The learned referee concludes as follows: “ I fail to see that this claim and testimony can be held in view of all the facts and circumstances disclosed to amount to an exoneration of the respondent. He knew that May and Blackburn had agreed to pay the majority of the Board of Directors of the Keystone Guard for their resignations; he knew that they had no money; he knew that Blackburn had attempted to borrow money from a client of Ridgway, and in fact had assisted somewhat in procuring the loan by discussing the legal affairs of the Keystone Guard with Ridgway; he knew that at the time the securities were handed over to Mills the outgoing directors had resigned, but had not yet been paid for giving up what to them were lucrative positions; and he knew that he himself had qualified as director and trustee. As such director and trustee it was his duty to make *575full inquiries into the particulars of the transaction about to be consummated with Mills and to prevent its consummation if he should find that the proposition was to pledge the securities of the corporation to Mills in order to enable Blackburn to procure a loan with which to pay his personal obligation to persons who had resigned at his request. The discharge of this duty became all the more important when Haverly asked the question whether the securities of the corporation were to be pledged.
“ The consummation of the transaction in the manner hereinbefore detailed should of itself have aroused the suspicion of the respondent as an experienced legal adviser.
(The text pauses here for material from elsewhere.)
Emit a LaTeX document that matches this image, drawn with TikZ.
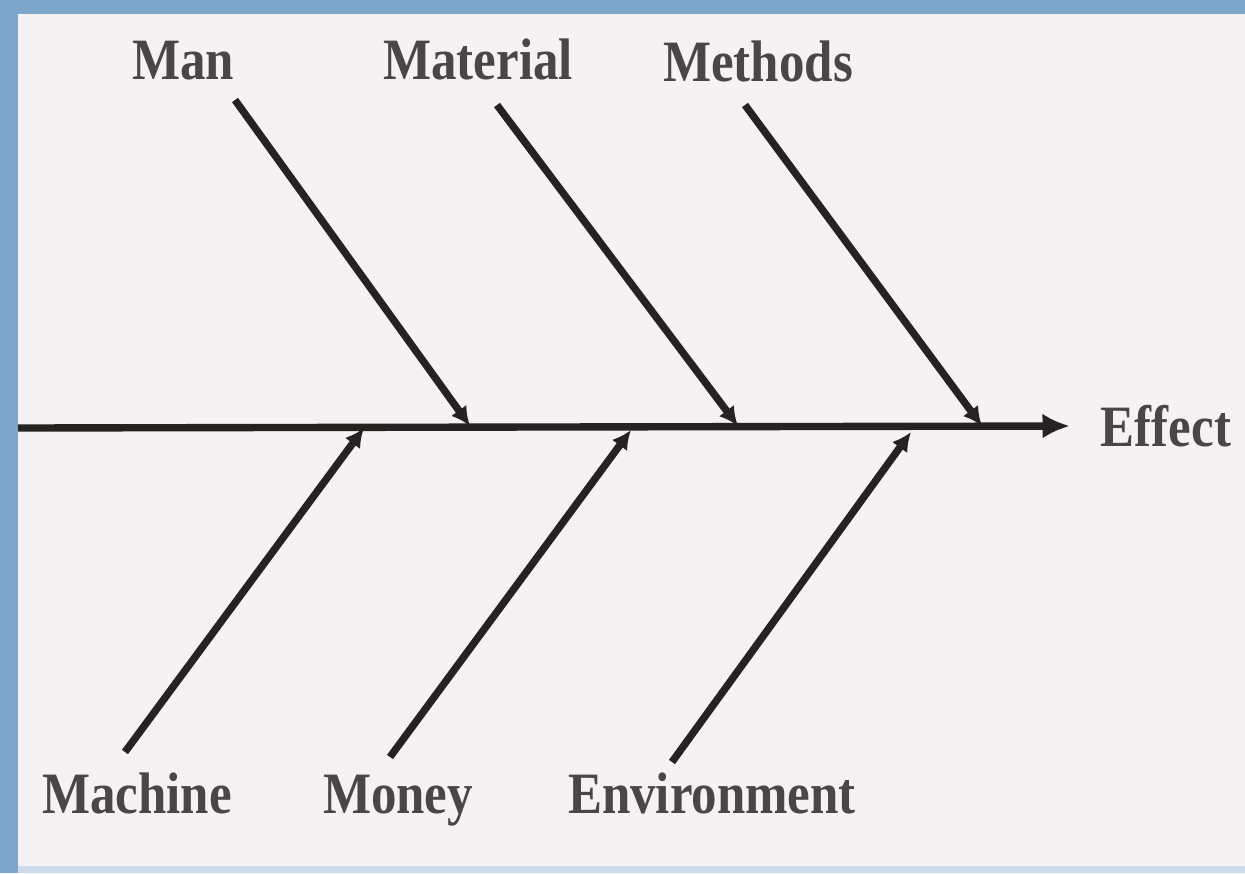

The conclusion is therefore unavoidable that the respondent, by omitting to make proper inquiry and participating in the carrying out of the scheme of Blackburn to the extent hereinbefore described, was guilty of conduct unbecoming an attorney and counsellor-at-Iaw, even if he had no actual knowledge of the agreement between Blackburn and Mills and •Ridgway to the effect that the securities were,to be pledged.
“ It is true that some time thereafter the respondent assisted the receiver of the Keystone Guard, who brought several actions to recover for the conversion of the securities in question, by making a free statement of all he knew about the transactions; and it is also true that in the course of the trial of the indictment against Mills and others in the United States District Court, for the Southern District, the respondent was a witness for the prosecution, but these matters do not amount to exoneration, but only constitute mitigating circumstances.”
It should also be stated that respondent has submitted a number of testimonials as to his character and has also voluntarily refrained entirely from the practice of the law since the filing of the complaint before the grievance committee of the Association of the Bar.
The general scheme of adroit and unscrupulous men who by their manipuations secure control of a financial institution and then make use of the securities of that institution to pay their personal obligations incurred in the process of acquiring control is unhappily a familiar incident in the recent financial history of this country. The wreck and ruin *576following in the wake of such transactions is also too frequent to excite surprise. Respondent has been long at the bar and can plead neither youth nor professional inexperience. He was not the mere legal adviser of the master minds of this transaction, but became, upon his own confession, their pliant tool in putting it through, and he did this for a monetary consideration. He allowed himself to be elected a director of the corporation and one of the three trustees of its assets. Ignoring the fiduciary obligation personally assumed by him to the corporation, he did what he was bid to do by Blackburn and May. He thus aided and abetted in the most material way the carrying out of the conspiracy; he actually participated in the important details by which the treasury was looted. It is incredible that he did not understand fully what was transpiring in the directors’ room of the bank at Athens, when he was examining and checking up the securities of the corporation, making lists and copies thereof, executing bills of sale and witnessing the transfer of a large block of said securities and the handing over to his office associates the-money which he knew theretofore they had been attempting to borrow from Mills.
It is, of course, conceivable that he did not foresee the disaster which was to follow, and, conscience stricken, thereafter testified in the criminal and civil proceedings. Whether with full knowledge he took part in this scheme, or was so dense as not to appreciate what was going on under his very eyes, it is equally unsafe to allow him to continue to hold himself out as a member of the learned and honorable profession of the law.
Upon this record we are forced to approve the conclusion of the learned official referee and are of the opinion that the respondent should be and he hereby is disbarred.
Scott, Smith, Page and Davis, JJ., concurred.
Respondent disbarred. Order to be settled on notice.